◆ Problem requirements ◆
Return only the lines from the top of the data down to the one that holds "plt.rcParams['font.family'] = ['Liberation", both included, without any pictures.

◆ Provided material ◆
━━━━━━━━━━
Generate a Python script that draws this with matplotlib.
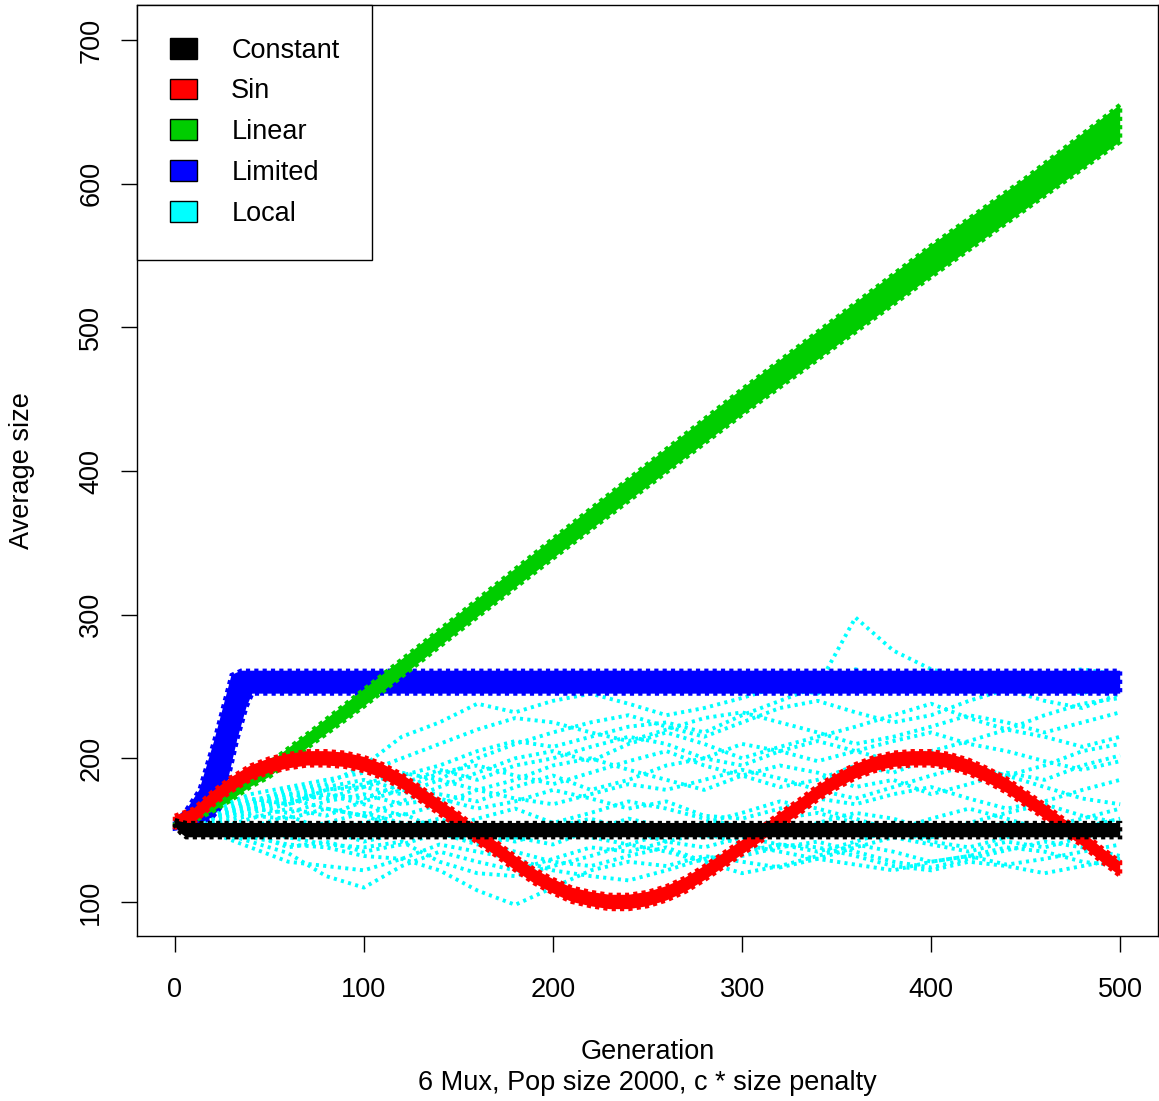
import numpy as np
import matplotlib
matplotlib.use("Agg")
import matplotlib.pyplot as plt
from matplotlib.patches import Patch

plt.rcParams['font.family'] = ['Liberation Sans', 'DejaVu Sans']

# ---- data ----
# Constant: flat band
gen_const = [0, 3, 6, 500]
const_mid = [155, 152, 150, 150]
const_half = [2, 4, 5, 5]

# Sin: every 10 generations
gen_sin = list(range(0, 501, 10))
sin_mid = [155, 160, 172, 182, 190, 195, 198, 200, 200, 199,
           196, 191, 184, 175, 166, 157, 146, 137, 127, 118,
           111, 105, 102, 100, 100, 102, 106, 112, 120, 129,
           138, 147, 157, 166, 176, 184, 191, 196, 199, 200,
           200, 198, 194, 188, 181, 172, 163, 153, 144, 133, 123]
sin_half = 5

# Linear
gen_lin = [0, 10, 20, 30, 40, 50, 75, 100, 150, 200, 250, 300, 350, 400, 450, 500]
lin_mid = [155, 158, 166, 175, 184, 192, 217, 242, 294, 346, 397, 448, 497, 546, 593, 642]
lin_half = [1, 2, 3, 4, 4, 5, 5, 6, 6, 7, 8, 9, 10, 11, 11, 13]

# Limited: upper and lower edge of the cloud
gen_lim_up = [0, 5, 13, 21, 30, 35, 500]
lim_up = [156, 162, 178, 213, 258, 261, 261]
gen_lim_lo = [0, 10, 20, 25, 29, 33, 38, 41, 500]
lim_lo = [151, 153, 159, 167, 190, 213, 236, 245, 245]

# Local: individual runs, every 20 generations
gen_loc = list(range(0, 501, 20))
local_runs = [
    [155, 150, 142, 134, 118, 110, 125, 135, 128, 122, 130, 138, 135, 142, 148, 140, 135, 130, 138, 145, 140, 135, 142, 138, 145, 150],
    [155, 152, 145, 140, 138, 132, 130, 122, 108, 98, 110, 122, 128, 125, 132, 128, 124, 130, 126, 122, 128, 132, 126, 130, 135, 140],
    [155, 158, 150, 145, 140, 138, 142, 128, 120, 118, 125, 132, 140, 135, 128, 132, 138, 142, 135, 128, 124, 130, 136, 142, 138, 132],
    [155, 160, 165, 162, 170, 175, 168, 172, 165, 170, 178, 172, 165, 170, 160, 158, 165, 172, 168, 175, 180, 172, 165, 170, 178, 185],
    [155, 162, 170, 175, 180, 185, 178, 190, 195, 188, 182, 190, 198, 205, 195, 188, 180, 185, 195, 190, 200, 195, 188, 195, 205, 210],
    [155, 165, 175, 180, 185, 190, 200, 210, 220, 228, 225, 218, 212, 220, 228, 232, 225, 218, 210, 215, 222, 230, 225, 218, 225, 232],
    [155, 160, 170, 178, 182, 195, 215, 225, 238, 232, 240, 245, 238, 230, 235, 242, 250, 245, 262, 255, 248, 252, 258, 250, 245, 255],
    [155, 158, 165, 172, 178, 180, 188, 195, 205, 212, 208, 215, 222, 225, 218, 230, 240, 250, 298, 275, 262, 255, 250, 258, 262, 258],
    [155, 150, 158, 165, 160, 170, 178, 175, 170, 180, 188, 178, 185, 195, 200, 210, 205, 198, 205, 212, 218, 210, 205, 198, 192, 198],
    [155, 148, 152, 160, 150, 155, 162, 150, 158, 165, 155, 162, 170, 165, 158, 152, 148, 155, 162, 158, 150, 155, 162, 168, 160, 155],
    [155, 150, 148, 145, 150, 142, 148, 155, 150, 145, 140, 150, 158, 152, 145, 150, 158, 162, 155, 148, 145, 150, 155, 148, 152, 158],
    [155, 165, 172, 168, 178, 182, 190, 185, 200, 210, 218, 225, 230, 222, 215, 225, 235, 240, 232, 225, 230, 240, 248, 240, 235, 245],
    [155, 158, 162, 168, 175, 168, 160, 168, 178, 185, 195, 200, 192, 185, 178, 188, 195, 190, 180, 185, 175, 182, 190, 185, 195, 202],
    [155, 152, 148, 138, 142, 135, 140, 148, 142, 135, 128, 125, 132, 138, 128, 120, 125, 132, 140, 135, 128, 132, 138, 135, 128, 125],
    [155, 160, 168, 175, 172, 180, 175, 185, 178, 172, 168, 175, 182, 178, 185, 192, 186, 178, 172, 180, 188, 195, 188, 180, 172, 168],
    [155, 155, 160, 158, 165, 160, 152, 158, 148, 142, 150, 145, 140, 148, 155, 162, 170, 165, 158, 150, 142, 138, 145, 152, 158, 165],
    [155, 162, 168, 172, 165, 160, 170, 180, 190, 200, 205, 198, 210, 218, 210, 200, 208, 215, 222, 230, 238, 228, 220, 230, 238, 242],
    [155, 150, 145, 150, 155, 162, 155, 148, 140, 145, 152, 158, 150, 142, 138, 145, 140, 135, 142, 150, 158, 165, 158, 150, 145, 148],
    [155, 158, 165, 170, 175, 172, 182, 192, 185, 195, 200, 208, 215, 210, 200, 195, 205, 212, 205, 198, 205, 212, 220, 215, 208, 215],
    [155, 148, 138, 128, 125, 122, 130, 140, 135, 130, 122, 118, 115, 122, 130, 135, 140, 138, 132, 125, 122, 128, 125, 120, 125, 130],
]

labels = ['Constant', 'Sin', 'Linear', 'Limited', 'Local']
colors = ['#000000', '#FF0000', '#00CD00', '#0000FF', '#00FFFF']

FS = 19.5


def band(ax, x, mid, half, color, z):
    x = np.asarray(x, float)
    mid = np.asarray(mid, float)
    half = np.broadcast_to(np.asarray(half, float), mid.shape)
    xs = np.concatenate([x, x[::-1]])
    ys = np.concatenate([mid + half, (mid - half)[::-1]])
    ax.fill(xs, ys, facecolor=color, edgecolor=color, linewidth=3,
            linestyle=(0, (1, 1)), zorder=z)


fig = plt.figure(figsize=(11.59, 11.01), dpi=100)
ax = fig.add_axes([137 / 1159, 1 - 936 / 1101, (1158 - 137) / 1159, (936 - 5) / 1101])

# Local runs (drawn first, underneath)
for run in local_runs:
    ax.plot(gen_loc, run, color=colors[4], lw=2.8, ls=(0, (0.8, 1.1)), zorder=1)

# Limited cloud
xs = np.concatenate([gen_lim_up, gen_lim_lo[::-1]])
ys = np.concatenate([lim_up, lim_lo[::-1]])
ax.fill(xs, ys, facecolor=colors[3], edgecolor=colors[3], linewidth=3,
        linestyle=(0, (1, 1)), zorder=2)

band(ax, gen_lin, lin_mid, lin_half, colors[2], 3)
band(ax, gen_sin, sin_mid, sin_half, colors[1], 4)
band(ax, gen_const, const_mid, const_half, colors[0], 5)

ax.set_xlim(-20, 520)
ax.set_ylim(76.3, 724.4)
ax.set_xticks([0, 100, 200, 300, 400, 500])
ax.set_yticks([100, 200, 300, 400, 500, 600, 700])
ax.tick_params(direction='out', length=11.5, width=1, labelsize=FS)
ax.tick_params(axis='x', pad=18)
ax.tick_params(axis='y', labelrotation=90, pad=12)
for lab in ax.get_yticklabels():
    lab.set_verticalalignment('center')
for sp in ax.spines.values():
    sp.set_linewidth(1)

fig.text(647.5 / 1159, 1 - 1052 / 1101, 'Generation', ha='center', va='center', fontsize=FS)
fig.text(647.5 / 1159, 1 - 1083 / 1101, '6 Mux, Pop size 2000, c * size penalty',
         ha='center', va='center', fontsize=FS)
fig.text(22 / 1159, 1 - 470.5 / 1101, 'Average size', ha='center', va='center',
         rotation=90, fontsize=FS)

handles = [Patch(facecolor=c, edgecolor='black', linewidth=1) for c in colors]
leg = ax.legend(handles, labels, loc='upper left', borderaxespad=0, fancybox=False,
                edgecolor='black', framealpha=1, fontsize=FS, handlelength=1.03,
                handleheight=0.81, handletextpad=1.25, borderpad=1.2, labelspacing=0.55)
leg.get_frame().set_linewidth(1)
leg.set_zorder(10)

fig.savefig('out.png', dpi=100)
━━━━━━━━━━
◆ The output ◆
Generate a Python script that draws this with matplotlib.
import numpy as np
import matplotlib
matplotlib.use("Agg")
import matplotlib.pyplot as plt
from matplotlib.patches import Patch

plt.rcParams['font.family'] = ['Liberation Sans', 'DejaVu Sans']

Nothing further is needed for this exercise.